15. The fiber optic inspection wand of claim 1, claim 2, claim 7 or claim 9 wherein:

said fiber optic conduit includes a clad polymeric core comprising a light transmitting polymeric core sheathed by a cladding;

said fiber optic conduit includes a first surface extending circumferentially along the length of said clad polymeric core;

at least one cavity formed in said first surface extending through the cladding and into the polymeric core adapted to project outwardly light transmitted through the interior of the clad core; and

a light transmitting plastic jacket sheathing said clad polymeric core.

16. The fiber optic inspection wand of claim 1, claim 2, claim 7 or claim 9 wherein:

said fiber optic conduit includes a clad polymeric core comprising a light transmitting polymeric core sheathed by a cladding;

said clad polymeric core includes a first surface extending circumferentially along the length of said clad polymeric core;

at least one cavity extending from said first surface into the polymeric core adapted to project outwardly light transmitted through the interior of the clad core.

17. The fiber optic inspection wand of claim 1, claim 2, claim 7 or claim 9 wherein:

said fiber optic conduit includes a clad polymeric core comprising a light transmitting polymeric core sheathed by a cladding;

said clad polymeric core includes a first surface extending circumferentially along the length of said clad polymeric core;

at least one cavity extending from said first surface into the polymeric core adapted to project outwardly light transmitted through the interior of the clad core; and

a light transmitting plastic jacket sheathing said clad polymeric core.
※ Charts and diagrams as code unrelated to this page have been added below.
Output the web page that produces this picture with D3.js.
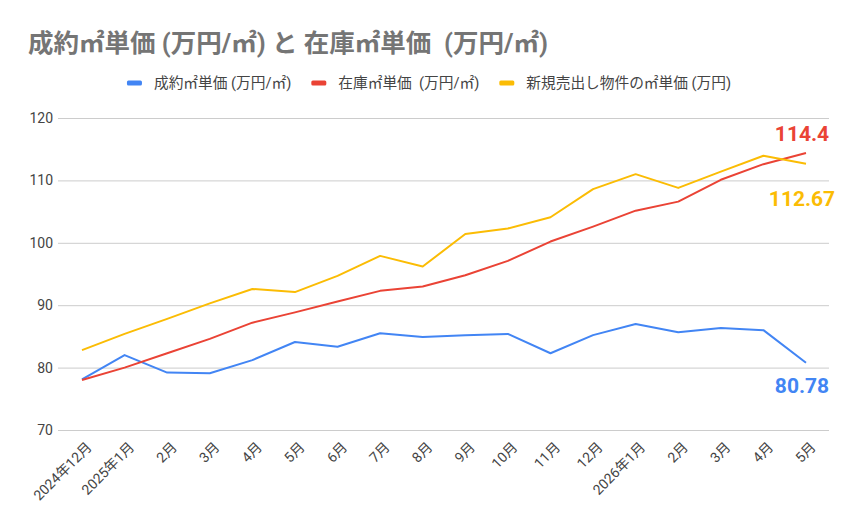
<!DOCTYPE html>
<html>
<head>
<meta charset="utf-8">
<script src="https://cdn.jsdelivr.net/npm/d3@7"></script>
<style>
  body { margin: 0; background: #fff; }
  text { font-family: Roboto, "Noto Sans CJK JP", sans-serif; white-space: pre; }
</style>
</head>
<body>
<svg id="chart" width="855" height="529"></svg>
<script>
// Months along the x axis
var months = ["2024年12月", "2025年1月", "2月", "3月", "4月", "5月", "6月", "7月", "8月",
  "9月", "10月", "11月", "12月", "2026年1月", "2月", "3月", "4月", "5月"];

// 成約㎡単価 (万円/㎡)
var contractPrice = [78.1, 82.0, 79.2, 79.1, 81.2, 84.1, 83.35, 85.5, 84.9,
  85.2, 85.4, 82.3, 85.2, 87.0, 85.65, 86.35, 86.0, 80.78];

// 在庫㎡単価 (万円/㎡)
var stockPrice = [78.0, 80.0, 82.3, 84.6, 87.2, 88.85, 90.6, 92.3, 93.0,
  94.8, 97.1, 100.2, 102.6, 105.15, 106.6, 110.1, 112.6, 114.4];

// 新規売出し物件の㎡単価 (万円)
var newListingPrice = [82.8, 85.4, 87.8, 90.3, 92.6, 92.1, 94.7, 97.9, 96.2,
  101.4, 102.3, 104.1, 108.6, 111.0, 108.8, 111.4, 113.96, 112.67];

var yTicks = [70, 80, 90, 100, 110, 120];

var series = [
  { name: "成約㎡単価 (万円/㎡)", values: contractPrice, color: "#4285f4", last: "80.78", dy: 30 },
  { name: "在庫㎡単価  (万円/㎡)", values: stockPrice, color: "#ea4335", last: "114.4", dy: -12 },
  { name: "新規売出し物件の㎡単価 (万円)", values: newListingPrice, color: "#fbbc04", last: "112.67", dy: 42 }
];

var svg = d3.select("#chart");

var x = d3.scalePoint().domain(d3.range(months.length)).range([82, 806]);
var y = d3.scaleLinear().domain([70, 120]).range([430, 118]);

// Title
svg.append("text")
  .attr("x", 28).attr("y", 52)
  .attr("font-size", 25.5).attr("font-weight", "bold")
  .attr("fill", "#757575")
  .text("成約㎡単価 (万円/㎡) と 在庫㎡単価  (万円/㎡)");

// Legend, centred above the plot
var legend = svg.append("g");
var items = legend.selectAll("g").data(series).enter().append("g");
items.append("rect")
  .attr("x", 0).attr("y", -2.5).attr("width", 15).attr("height", 5).attr("rx", 1.5)
  .attr("fill", function (d) { return d.color; });
items.append("text")
  .attr("x", 27).attr("y", 5)
  .attr("font-size", 14.7).attr("fill", "#444")
  .text(function (d) { return d.name; });

var pos = 0;
items.each(function () {
  var w = 27 + d3.select(this).select("text").node().getComputedTextLength();
  d3.select(this).attr("transform", "translate(" + pos + ",0)");
  pos += w + 20;
});
var legendWidth = pos - 20;
legend.attr("transform", "translate(" + (429 - legendWidth / 2) + ",83)");

// Y axis with gridlines
var yAxis = svg.append("g")
  .attr("transform", "translate(58,0)")
  .call(d3.axisLeft(y).tickValues(yTicks).tickSize(-771).tickPadding(5));
yAxis.select(".domain").remove();
yAxis.selectAll("line").attr("stroke", "#cccccc");
yAxis.selectAll("text").attr("font-size", 14).attr("fill", "#444")
  .attr("font-family", "Arial, 'Liberation Sans', sans-serif");

// X axis labels, rotated
var xAxis = svg.append("g")
  .attr("transform", "translate(0,430)")
  .call(d3.axisBottom(x).tickSize(0).tickFormat(function (i) { return months[i]; }));
xAxis.select(".domain").remove();
xAxis.selectAll("text")
  .attr("font-size", 14).attr("fill", "#444")
  .attr("font-family", "Arial, 'Liberation Sans', 'Noto Sans CJK JP', sans-serif")
  .attr("text-anchor", "end")
  .attr("dy", 0)
  .attr("transform", "translate(8,16) rotate(-45)");

// Lines
var line = d3.line()
  .x(function (d, i) { return x(i); })
  .y(function (d) { return y(d); });

svg.selectAll(".series").data(series).enter().append("path")
  .attr("fill", "none")
  .attr("stroke", function (d) { return d.color; })
  .attr("stroke-width", 2)
  .attr("stroke-linejoin", "round")
  .attr("d", function (d) { return line(d.values); });

// End labels
var lastIdx = months.length - 1;
svg.selectAll(".endlabel").data(series).enter().append("text")
  .attr("x", x(lastIdx) - 4)
  .attr("y", function (d) { return y(d.values[lastIdx]) + d.dy; })
  .attr("text-anchor", "middle")
  .attr("font-size", 21).attr("font-weight", "bold")
  .attr("fill", function (d) { return d.color; })
  .text(function (d) { return d.last; });
</script>
</body>
</html>
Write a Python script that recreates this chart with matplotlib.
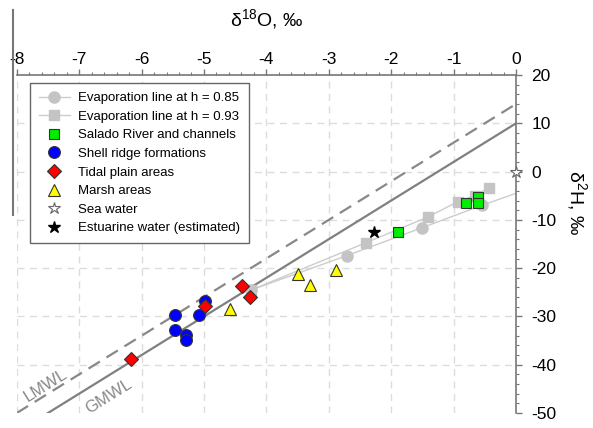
import matplotlib
matplotlib.use("Agg")
import matplotlib.pyplot as plt
from matplotlib.lines import Line2D
import numpy as np

plt.rcParams['font.family'] = ['Liberation Sans', 'DejaVu Sans']
plt.rcParams['axes.unicode_minus'] = False

# ---- data ----
evap085_x = [-4.24, -2.71, -1.50, -0.55, 0.0]
evap085_y = [-24.5, -17.4, -11.6, -7.0, -4.5]
evap093_x = [-4.24, -2.40, -1.41, -0.93, -0.66, -0.43]
evap093_y = [-24.5, -14.7, -9.4, -6.2, -5.0, -3.3]

salado_x = [-1.89, -0.80, -0.61, -0.61]
salado_y = [-12.5, -6.5, -5.2, -6.6]

shell_x = [-4.98, -5.47, -5.08, -5.47, -5.28, -5.28]
shell_y = [-26.7, -29.8, -29.8, -32.8, -33.8, -34.8]

tidal_x = [-6.17, -4.39, -4.27, -4.98]
tidal_y = [-38.9, -23.7, -25.9, -27.8]

marsh_x = [-3.49, -3.30, -2.89, -4.58]
marsh_y = [-21.2, -23.4, -20.4, -28.5]

sea_x, sea_y = [0.0], [0.0]
estuarine_x, estuarine_y = [-2.28], [-12.5]

gmwl_x = [-7.5, 0.0]
gmwl_y = [-50.0, 10.0]
lmwl_x = [-8.0, 0.0]
lmwl_y = [-50.0, 14.0]

xticks = [-8, -7, -6, -5, -4, -3, -2, -1, 0]
yticks = [20, 10, 0, -10, -20, -30, -40, -50]

# ---- figure ----
fig = plt.figure(figsize=(5.93, 4.28), dpi=100)
ax = fig.add_axes([0.0282, 0.035, 0.842, 0.7897])
ax.set_xlim(-8, 0)
ax.set_ylim(-50, 20)

for s in ['left', 'bottom']:
    ax.spines[s].set_visible(False)
for s in ['top', 'right']:
    ax.spines[s].set_color('#777777')
    ax.spines[s].set_linewidth(1.2)

ax.xaxis.tick_top()
ax.yaxis.tick_right()
ax.set_xticks(xticks)
ax.set_yticks(yticks)
ax.set_xticks(np.arange(-8, 0.01, 0.2), minor=True)
ax.set_yticks(np.arange(-50, 20.01, 2), minor=True)
ax.tick_params(which='major', length=4, width=1, color='#777777', labelsize=12.5)
ax.tick_params(which='minor', length=2.5, width=0.8, color='#777777')
ax.tick_params(axis='x', which='major', pad=1.5)
ax.tick_params(axis='y', which='major', pad=7)

# grid
gkw = dict(color='#dcdcdc', lw=1.0, ls=(0, (5, 4)), zorder=0)
for xv in xticks[:-1]:
    ax.axvline(xv, **gkw)
for yv in yticks[1:-1]:
    ax.axhline(yv, **gkw)

# meteoric water lines
ax.plot(lmwl_x, lmwl_y, color='#888888', lw=1.6, ls=(0, (6, 3.5)), zorder=1)
ax.plot(gmwl_x, gmwl_y, color='#808080', lw=1.6, zorder=1)
ax.text(-7.53, -44.3, 'LMWL', rotation=32, color='#888888', fontsize=12,
        ha='center', va='center')
ax.text(-6.52, -46.6, 'GMWL', rotation=32, color='#888888', fontsize=12,
        ha='center', va='center')

# evaporation lines
ax.plot(evap085_x, evap085_y, color='#cccccc', lw=1, marker='o', ms=8,
        mfc='#c4c4c4', mec='#c4c4c4', markevery=[0, 1, 2, 3], zorder=2,
        label='Evaporation line at h = 0.85')
ax.plot(evap093_x, evap093_y, color='#cccccc', lw=1, marker='s', ms=7,
        mfc='#c4c4c4', mec='#c4c4c4', zorder=2,
        label='Evaporation line at h = 0.93')

mk = dict(ls='none', mec='#333333', mew=0.8, zorder=4)
ax.plot(salado_x, salado_y, marker='s', ms=7, mfc='#00ee00',
        label='Salado River and channels', **mk)
ax.plot(shell_x, shell_y, marker='o', ms=8.5, mfc='#0000ff',
        label='Shell ridge formations', **mk)
ax.plot(tidal_x, tidal_y, marker='D', ms=7, mfc='#ff0000',
        label='Tidal plain areas', **mk)
ax.plot(marsh_x, marsh_y, marker='^', ms=8.5, mfc='#ffff00',
        label='Marsh areas', **mk)
ax.plot(sea_x, sea_y, ls='none', marker='*', ms=9, mfc='white', mec='#666666',
        mew=0.8, zorder=5, clip_on=False, label='Sea water')
ax.plot(estuarine_x, estuarine_y, ls='none', marker='*', ms=9, mfc='black',
        mec='black', zorder=5, label='Estuarine water (estimated)')

leg = ax.legend(loc='upper left', bbox_to_anchor=(0.0266, 0.977),
                borderaxespad=0, fontsize=9.5, frameon=True, fancybox=False,
                edgecolor='#666666', framealpha=1, labelspacing=0.48,
                handlelength=2.3, handletextpad=0.6, borderpad=0.7)
leg.get_frame().set_linewidth(1.0)

ax.set_xlabel(r'$\mathregular{\delta^{18}O}$, ‰', fontsize=14)
ax.xaxis.set_label_position('top')
ax.xaxis.set_label_coords(0.5, 1.165)
ax.xaxis.label.set_va('center')
ax.set_ylabel(r'$\mathregular{\delta^{2}H}$, ‰', fontsize=14, rotation=270)
ax.yaxis.set_label_position('right')
ax.yaxis.set_label_coords(1.122, 0.624)
ax.yaxis.label.set_va('center')

# stray frame line at left
fig.add_artist(Line2D([13 / 593, 13 / 593], [1 - 10 / 428, 1 - 215 / 428],
                      color='#777777', lw=1.5))

fig.savefig('out.png', dpi=100)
18. The fiber optic inspection wand of claim 1, claim 2, claim 7 or claim 9 wherein:

said fiber optic conduit is a flexible conduit including a clad light transmitting polymeric core sheathed by a light transmitting plastic jacket.

19. The fiber optic inspection wand of claim 7 or claim 9 wherein:

at least one lens is disposed within said coupling;

said at least one lens adapted to refract light emitted by the light source toward said conduit.

20. The fiber optic inspection wand of claim 7 or claim 9 wherein:

at least one mirror affixed to said conduit adapted to reflect transmitted light emitted by the light source into said conduit.

21. The fiber optic inspection wand of claim 7 or claim 9 wherein:

said fiber optic conduit includes a clad polymeric core comprising a light transmitting polymeric core sheathed by a cladding; and

at least one notch penetrating said cladding extending into the polymeric core.

22. The fiber optic inspection wand of claim 7 or claim 9 wherein:

said fiber optic conduit includes a clad polymeric core comprising a light transmitting polymeric core sheathed by a cladding;

at least one notch penetrating said cladding extending into the polymeric core; and

a liquid impervious light transmitting plastic jacket surrounding said clad polymeric core.

23. The fiber optic inspection wand of claim 7 or claim 9 wherein:

said fiber optic conduit includes a clad polymeric core comprising a light transmitting polymeric core sheathed by a cladding;

at least one groove penetrating said cladding extending into the polymeric core; and

a liquid impervious light transmitting plastic jacket surrounding said clad polymeric core.